The former Liberian president and regional strongman was found guilty of aiding and abetting as well as planning crimes including raper and murder, but he is acquitted of having directly ordered the crimes.
Charles Taylor found guilty of aiding rebel forces in Sierra Leone
THE HAGUE // In a momentous decision for West Africa and the international justice system, a special court yesterday held the former Liberian president and regional strongman Charles Taylor responsible for crimes against humanity committed by rebel forces he supported in Sierra Leone more than 10 years ago.
The judges had deliberated for more than a year after hearing more than three years of evidence and witness statements involving commanders with nicknames such as Zigzag and Rambo Red Goat. The trial also featured celebrity witnesses such as model Naomi Campbell, who said she had received diamonds from Mr Taylor. More than 50,000 people are estimated to have died in the 1991-2002 civil war in Sierra Leone.
The 64-year old former head of state stood up yesterday and listened impassively as the presiding judge of the UN-backed special court for Sierra Leone found him guilty on charges of aiding and abetting as well as planning crimes including murder, rape, sexual slavery, mutilation, including the widespread severing of limbs, the use of child soldiers and pillage. He was acquitted of having directly ordered the crimes. Mr Taylor had denied all the charges. He will be sentenced next month.
"The important issue is that a big man, a former head of state, still head of state at the time, can be indicted and be brought to justice," Ibrahim Tommy, who heads the Centre for Accountability and Rule of Law in Sierra Leone's capital Freetown, told The National. He said the implications for ending impunity in the region were profound.
Sierra Leone's rebel Revolutionary United Front and other groups supported by Mr Taylor in the country in the 1990s and early 2000s were known for extraordinary brutality and ruthlessness as well as for plundering the country's diamond resources. The court determined that they traded diamonds - called blood or conflict diamonds - with Mr Taylor for arms and ammunition.
"The issue of diamonds and how they financed the RUF, which killed, amputated hands and chopped off limbs, is absolutely critical. The issue was that Charles Taylor funded the RUF basically to get at our diamonds," said Mr Tommy.
It is the first time an international court has convicted a former head of state since the post-Second World War Nuremberg trials when Karl Doenitz, who briefly led Germany after Adolf Hitler’s death, was convicted.
Despite taking more than six years since Mr Taylor was arrested to render a verdict, the ruling goes some way towards validating the many international tribunals that have been set up mainly in and around The Hague. These include the International Criminal Court, which has among others indicted President Omar Bashir of Sudan, and the Special Tribunal for Lebanon, which is looking into the 2005 assassination of the former prime minister Rafiq Hariri.
Suliman Baldo, Africa Director of the International Center for Transitional Justice in New York, said: "This sends a strong message to the powerful in Africa and beyond that your position, your formal and traditional immunity, are not going to shield you from responsibility for war crimes and crimes against humanity."

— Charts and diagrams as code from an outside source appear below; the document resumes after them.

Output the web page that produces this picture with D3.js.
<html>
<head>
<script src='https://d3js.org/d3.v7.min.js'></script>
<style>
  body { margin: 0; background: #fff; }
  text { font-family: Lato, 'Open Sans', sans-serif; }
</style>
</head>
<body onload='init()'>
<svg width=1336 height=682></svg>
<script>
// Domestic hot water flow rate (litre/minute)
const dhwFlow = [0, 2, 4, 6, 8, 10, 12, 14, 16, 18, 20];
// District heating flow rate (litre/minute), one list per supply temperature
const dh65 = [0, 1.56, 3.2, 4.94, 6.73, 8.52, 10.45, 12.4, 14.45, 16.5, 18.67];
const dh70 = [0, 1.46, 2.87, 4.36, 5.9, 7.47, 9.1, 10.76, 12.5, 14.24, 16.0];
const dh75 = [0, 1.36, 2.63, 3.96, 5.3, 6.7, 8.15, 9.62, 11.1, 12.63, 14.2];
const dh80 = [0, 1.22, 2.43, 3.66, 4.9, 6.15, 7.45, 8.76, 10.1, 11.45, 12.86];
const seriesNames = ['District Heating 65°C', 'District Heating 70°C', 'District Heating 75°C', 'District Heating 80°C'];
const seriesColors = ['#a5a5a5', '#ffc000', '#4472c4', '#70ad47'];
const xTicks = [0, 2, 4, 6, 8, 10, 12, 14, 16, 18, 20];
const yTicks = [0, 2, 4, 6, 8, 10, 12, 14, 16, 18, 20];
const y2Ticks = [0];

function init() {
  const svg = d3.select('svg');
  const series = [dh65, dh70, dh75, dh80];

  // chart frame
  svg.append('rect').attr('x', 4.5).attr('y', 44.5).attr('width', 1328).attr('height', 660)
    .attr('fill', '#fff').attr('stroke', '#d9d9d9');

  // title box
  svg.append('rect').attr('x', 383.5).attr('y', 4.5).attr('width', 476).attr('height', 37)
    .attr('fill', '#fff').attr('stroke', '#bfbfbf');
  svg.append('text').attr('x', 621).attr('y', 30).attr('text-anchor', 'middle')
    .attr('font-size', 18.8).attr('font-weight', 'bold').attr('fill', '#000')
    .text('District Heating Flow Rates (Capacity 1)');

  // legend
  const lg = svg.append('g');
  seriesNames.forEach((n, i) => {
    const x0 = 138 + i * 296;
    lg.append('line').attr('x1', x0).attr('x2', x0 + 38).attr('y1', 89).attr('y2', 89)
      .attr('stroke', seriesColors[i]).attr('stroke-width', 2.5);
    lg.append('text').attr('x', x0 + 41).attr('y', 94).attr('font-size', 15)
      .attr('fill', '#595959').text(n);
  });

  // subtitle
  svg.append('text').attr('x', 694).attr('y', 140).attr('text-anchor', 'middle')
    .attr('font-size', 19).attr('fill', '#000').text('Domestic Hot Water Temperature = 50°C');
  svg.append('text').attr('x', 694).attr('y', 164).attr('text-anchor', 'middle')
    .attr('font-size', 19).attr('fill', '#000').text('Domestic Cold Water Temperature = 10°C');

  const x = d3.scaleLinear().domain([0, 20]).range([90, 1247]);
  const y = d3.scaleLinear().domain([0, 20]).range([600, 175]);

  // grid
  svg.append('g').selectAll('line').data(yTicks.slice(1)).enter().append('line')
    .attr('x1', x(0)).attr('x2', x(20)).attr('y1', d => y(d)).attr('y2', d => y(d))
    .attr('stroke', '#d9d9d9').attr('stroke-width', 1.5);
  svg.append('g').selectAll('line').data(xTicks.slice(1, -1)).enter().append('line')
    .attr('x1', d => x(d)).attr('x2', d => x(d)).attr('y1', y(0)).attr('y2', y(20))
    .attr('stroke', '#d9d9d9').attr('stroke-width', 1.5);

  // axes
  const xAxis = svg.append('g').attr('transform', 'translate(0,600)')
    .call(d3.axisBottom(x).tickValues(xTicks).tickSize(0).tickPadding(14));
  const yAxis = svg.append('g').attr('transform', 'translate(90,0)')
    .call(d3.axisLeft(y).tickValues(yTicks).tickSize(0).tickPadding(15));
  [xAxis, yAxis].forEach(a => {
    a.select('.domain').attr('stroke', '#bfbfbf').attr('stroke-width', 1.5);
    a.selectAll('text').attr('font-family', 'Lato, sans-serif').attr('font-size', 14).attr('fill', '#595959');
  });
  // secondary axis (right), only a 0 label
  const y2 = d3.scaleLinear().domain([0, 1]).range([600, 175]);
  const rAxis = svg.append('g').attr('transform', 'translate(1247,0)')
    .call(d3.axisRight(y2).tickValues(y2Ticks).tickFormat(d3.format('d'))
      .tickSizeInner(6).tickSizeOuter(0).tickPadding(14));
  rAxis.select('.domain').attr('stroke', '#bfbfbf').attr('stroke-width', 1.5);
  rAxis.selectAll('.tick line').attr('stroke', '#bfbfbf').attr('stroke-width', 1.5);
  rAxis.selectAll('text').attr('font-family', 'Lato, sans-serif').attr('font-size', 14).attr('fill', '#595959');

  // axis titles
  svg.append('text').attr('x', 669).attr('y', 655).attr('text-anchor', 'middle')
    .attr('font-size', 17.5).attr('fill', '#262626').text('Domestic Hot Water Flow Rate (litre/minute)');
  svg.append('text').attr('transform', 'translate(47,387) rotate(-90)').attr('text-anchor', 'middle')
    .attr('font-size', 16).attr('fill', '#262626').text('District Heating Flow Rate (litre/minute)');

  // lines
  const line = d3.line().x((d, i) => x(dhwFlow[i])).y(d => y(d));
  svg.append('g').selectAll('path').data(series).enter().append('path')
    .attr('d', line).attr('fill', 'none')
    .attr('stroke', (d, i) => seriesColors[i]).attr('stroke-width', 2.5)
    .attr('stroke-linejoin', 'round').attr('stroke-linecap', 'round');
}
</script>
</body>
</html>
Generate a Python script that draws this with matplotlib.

The verdict addressed some powerful issues internationally and particularly for Africa by establishing responsibility across national borders and for deeds committed by non-state, proxy actors. "That is the face of modern conflict in Africa," said Mr Baldo.

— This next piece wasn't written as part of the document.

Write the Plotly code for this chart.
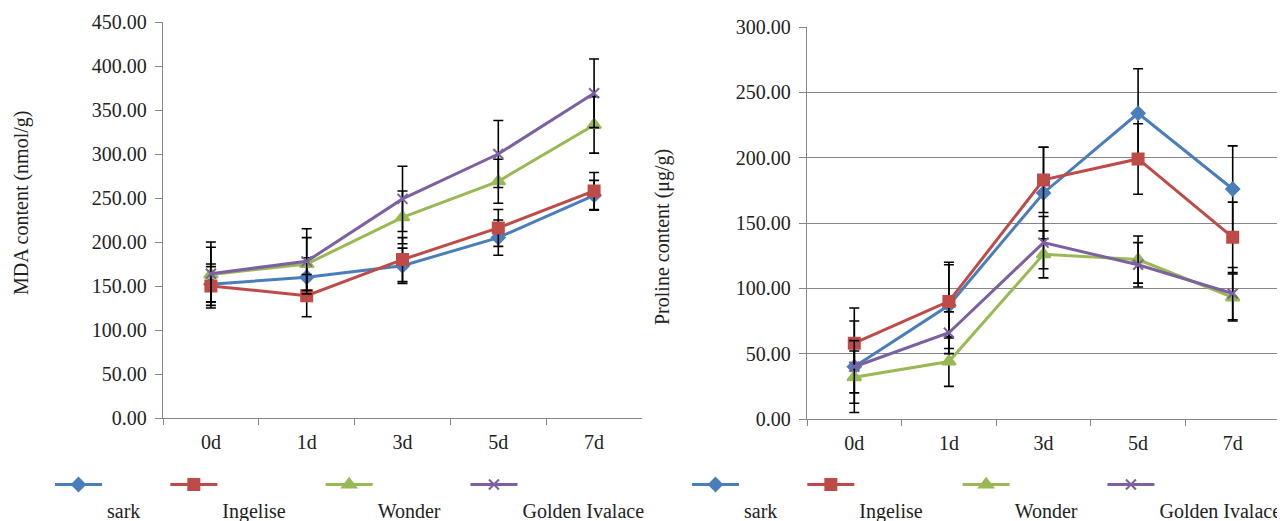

The Liberian-born and American-educated Charles Ghankay Taylor was trained in guerrilla tactics in Libya in the 1980s before forming a rebel faction in his home country in 1989 and becoming one of Africa's most feared warlords. He was elected president in 1997 and held on through various rebellions until 2003, when he resigned after being indicted by the special court for Sierra-Leone for his involvement in that country's civil war. He was handed over to the tribunal in 2006 by Liberia's new and current president, Ellen Johnson Sirleaf.
The verdict was received calmly in Freetown where Mr Tommy said most people, "had expected as much". But in Liberia's capital of Monrovia, where Mr Taylor retains significant support, security forces were on the alert. "The verdict may pose some challenges to the government of Ellen Johnson Sirleaf. They have been branding her as a traitor. She gave up a countryman et cetera," said Mr Tommy.
The special court for Sierra Leone is a hybrid court with international involvement set up on the request of Sierra Leone and is based in Freetown where it has so far convicted eight RUF commanders. But it had the trial and Mr Taylor transferred to The Netherlands in 2006 because it was seen as too destabilising to be held in the region.
The trial has been watched closely by organisations interested in international justice. The Sierra Leonean lawyer Alpha Sesay attended the proceedings for the Open Society Justice Initiative and was positive about its conduct. "We are happy that the process has been very credible and that Mr Taylor's fair trial rights have been respected," he said.
He found the testimonies of many of the victims particularly impressive: "People whose arms had been amputated, people who had been victims of sexual abuse, people whose family members had been killed, they were very brave to come and their evidence stood out."